But it is not so very long since it meant the (then) Five Nations itself and a fixed menu of matches. In particular it meant Wales v England (or vice-versa), generally on the third Saturday. Sometimes it would share the opening day with the annual clash of the French and Scots, in other years it might come the week after.

That was the order 50 years ago, when two teams featuring the crop of new caps then usual in each country's opening match - six Welshmen and seven Englishmen, including six forwards - took the field at Cardiff on Saturday, January 19, 1963 knowing the Scots had stolen a march by winning in Paris.

It is unlikely the Scots were much on their mind. Avoiding frostbite and exposure was more of a priority. This match was played in the midst of the toughest winter of recent memory, when ice and snow gripped Britain for weeks.

It was so cold that the teams were kept in the changing rooms while the anthems were played, something which Clive Rowlands, who was simultaneously making his international debut at scrum-half and captaining Wales, remembers with 'a disappointment verging on rage. We couldn't hear them in the changing rooms and the anthems are a big moment for a player winning his first cap'.

They ran on to a scene described in the Guardian by the aptly-named David Frost, with a 'motley collection of farm implements, three tractors, harrows and other agricultural paraphernalia - parked throughout the match between the River Taff and the West goal. Then too, there were high banks of snow encroaching to within a few yards of the goal-line'.

Rowlands and his half-back partner Dai Watkins, also a debutant, had been forbidden to use a ball in Newport's gym when forced indoors to practice and had to use a rolled-up tracksuit. Watkins, panicked when team-mate Dai Hayward was late with a promised lift from Blaina to Cardiff, travelled with fans and was then refused admission to the ground by a sceptical security guard until the better-known Alun Pask turned up. England, billeted by the seaside at Porthcawl, had at least managed a run on the beach.

In spite of mittens and thermals, there were cases of frostbite. Watkins was to recall team-mate Robert Morgan, who dropped a scoring pass, showing a 'wide, raw frost weal that began at his temple and disappeared under his jersey' - according to Morgan, reaching his hip. Studs, Rowlands remembered, clicked on the frozen surface 'like a herd of cattle'. It was, reported Welsh debutant Roger Michaelson, 'so cold that even Clive Rowlands stopped talking' - possibly the only occasion that this happened in more than half a century of involvement with the game.

 
"It was, reported Welsh debutant Roger Michaelson, 'so cold that even Clive Rowlands stopped talking' - possibly the only occasion that this happened in more than half a century of involvement with the game."
 

The RFU were to write to their Welsh counterparts, congratulating them on getting the game on.
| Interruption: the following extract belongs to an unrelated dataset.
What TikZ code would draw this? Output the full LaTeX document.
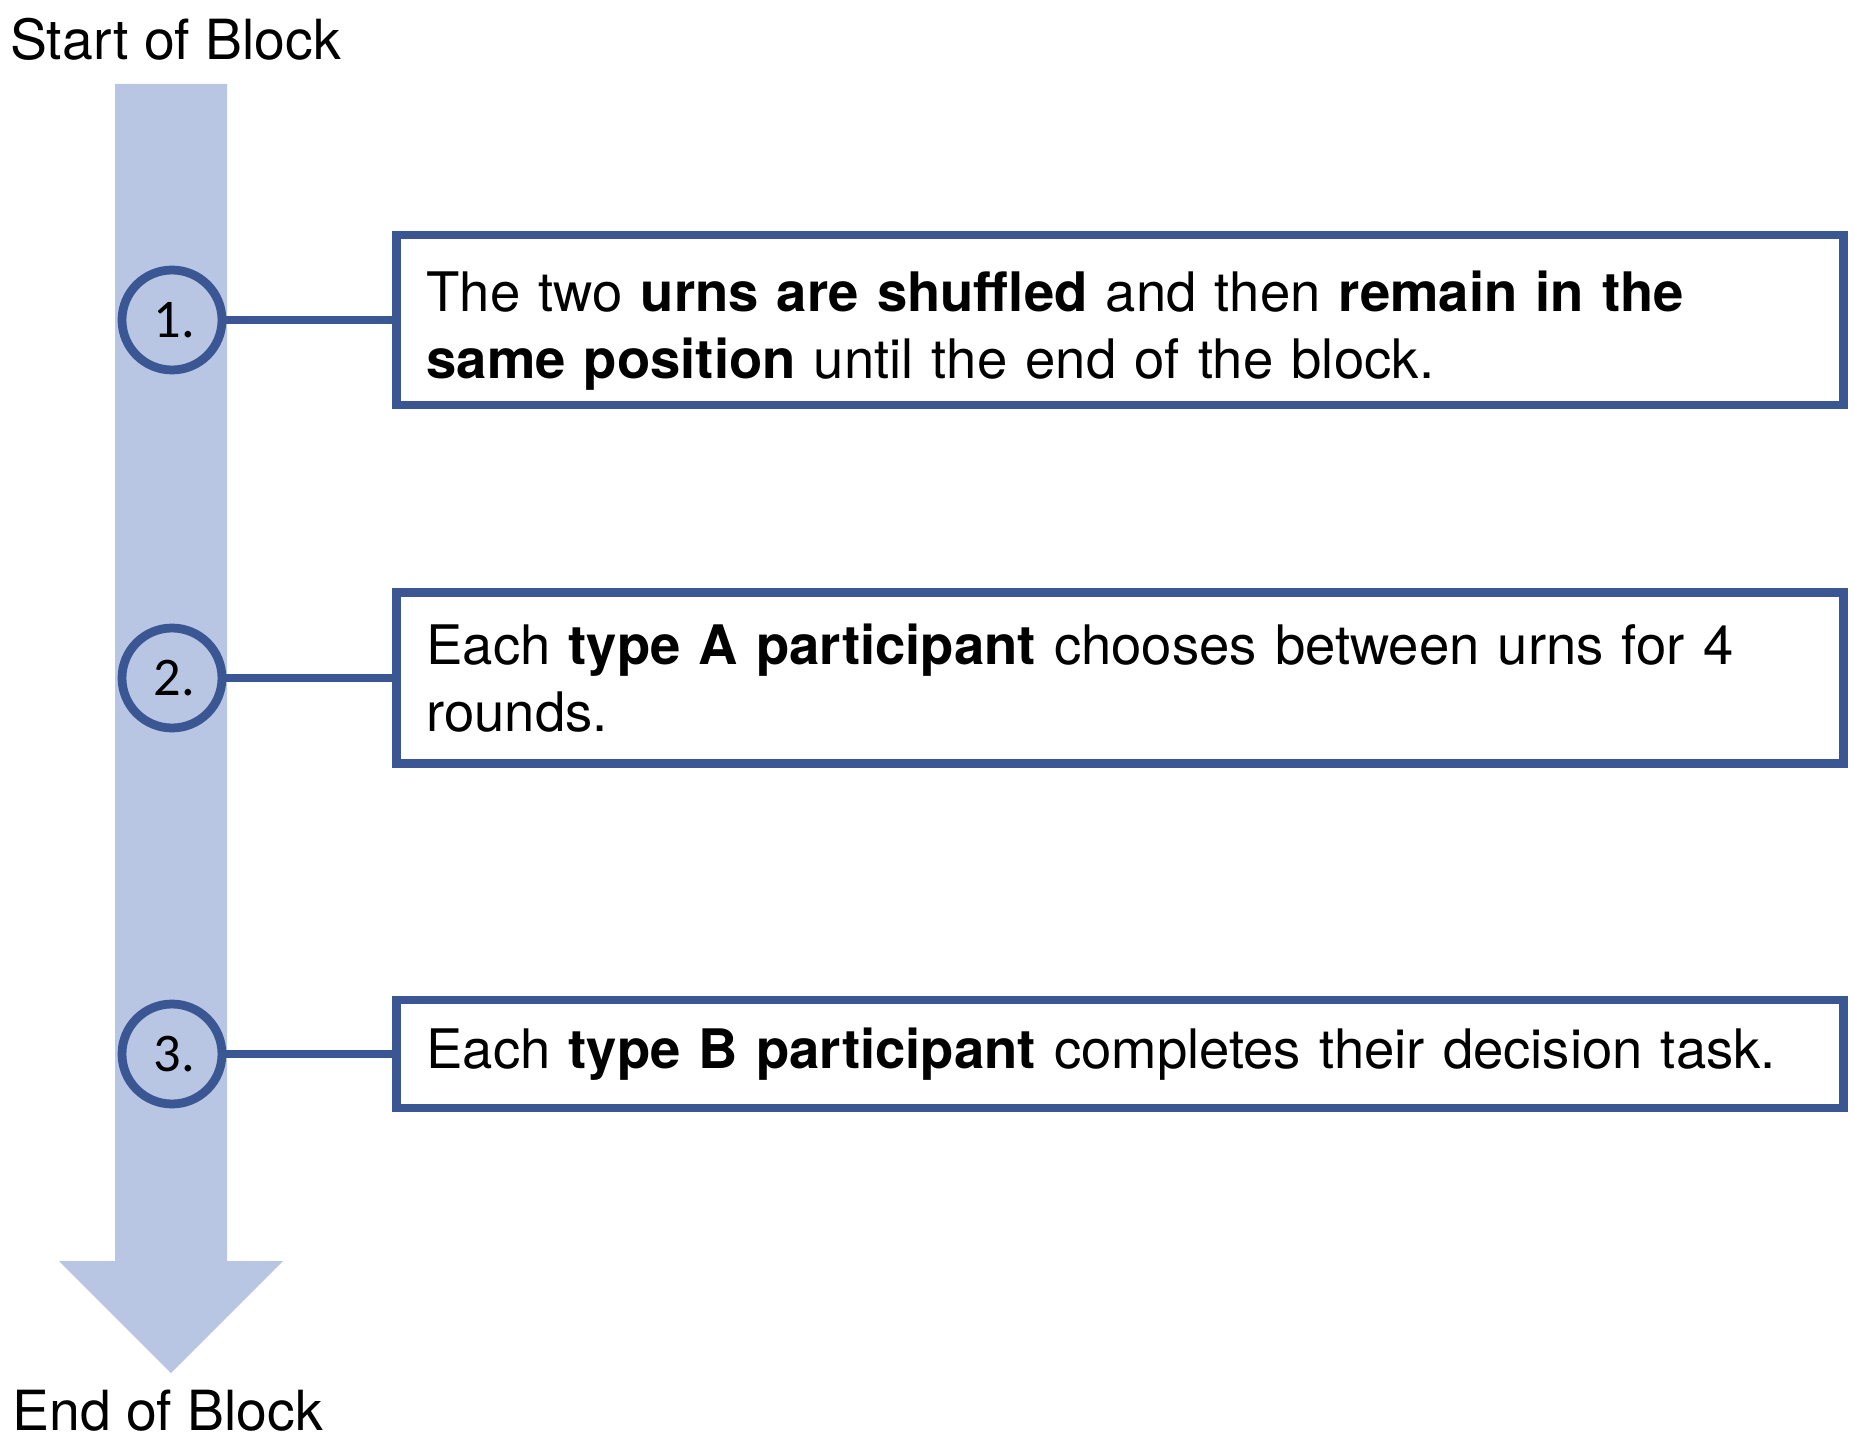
\documentclass[tikz,border=0pt]{standalone}
\usepackage{fontspec}
\setmainfont{TeX Gyre Heros}
\newfontfamily\numfont{Carlito}
\usepackage{tikz}
\usetikzlibrary{calc,positioning}
\definecolor{stepblue}{HTML}{3A5794}
\definecolor{lightblue}{HTML}{B8C6E4}

\begin{document}
\begin{tikzpicture}[
x=0.02cm, y=-0.02cm,
num/.style={
	circle, draw=stepblue, fill=lightblue, line width=5pt,
	minimum size=2cm, inner sep=0pt,
	font=\numfont\fontsize{31}{32}\selectfont
},
stepbox/.style={
	rectangle, draw=stepblue, line width=5.1pt, fill=white,
	anchor=west, align=left, inner xsep=0.6cm,
	text width=27.74cm,
	font=\fontsize{31}{38}\selectfont
},
label/.style={anchor=base west, inner sep=0pt, font=\fontsize{31.5}{38}\selectfont}
]
\useasboundingbox (0,0) rectangle (1854,1446);
% time arrow
\fill[lightblue] (115,84) -- (227,84) -- (227,1261) -- (283,1261)
	-- (171,1373) -- (59,1261) -- (115,1261) -- cycle;
\node[label] (start) at (10,60) {Start of Block};
\node[label] (end) at (12,1430) {End of Block};
% steps
\node[num] (c1) at (172,320) {\hspace{3pt}1.};
\node[num] (c2) at (172,678) {\hspace{3pt}2.};
\node[num] (c3) at (172,1054) {\hspace{3pt}3.};
\node[stepbox, minimum height=3.4cm, text depth=33pt] (b1) at (392,320)
	{The two \textbf{urns are shuffled} and then \textbf{remain in the}\\
	\textbf{same position} until the end of the block.};
\node[stepbox, minimum height=3.42cm] (b2) at (392,678)
	{Each \textbf{type A participant} chooses between urns for 4\\
	rounds.};
\node[stepbox, minimum height=2.16cm] (b3) at (392,1054)
	{Each \textbf{type B participant} completes their decision task.};
\foreach \i in {1,2,3}
{
	\draw[stepblue, line width=5.1pt] (c\i.east) -- (b\i.west);
}
\end{tikzpicture}
\end{document}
Well they might have done, since England were the clear beneficiaries. If the second of their two tries was exactly what might have been expected on such a day - debutant Coventry lock John Owen, later to be RFU President, touching down after England captain outside-half Richard Sharp kicked ahead and the first two players who got there skidded past the ball, the first would have been impressive under any circumstances and seemed downright miraculous on this occasion.

England threw long on their own 25 and centre Mike Weston passed to partner Malcolm Phillips. He scissored with wing Peter Jackson, a lethal attacker whose threat sucked in a number of defenders before he returned the pass, putting Phillips into space on halfway. Phillips recalled: "Into the freezing wind it was a long haul to the Welsh line at the river end of the ground, but fortunately for me the defenders were covering as well and I was able to round off a move in which the ball must have travelled more than 100 yards".

Sharp converted both tries and added a drop goal which made the Welsh try, scored late in the second half, something of a consolation in a clear 13-6 England win. It was a match whose significance was felt rather beyond a season which ended with Wales taking their first wooden spoon since 1949 and England the championship, missing Triple Crown and Grand Slam because of a 0-0 draw in Dublin, the last to date in the Five/Six Nations.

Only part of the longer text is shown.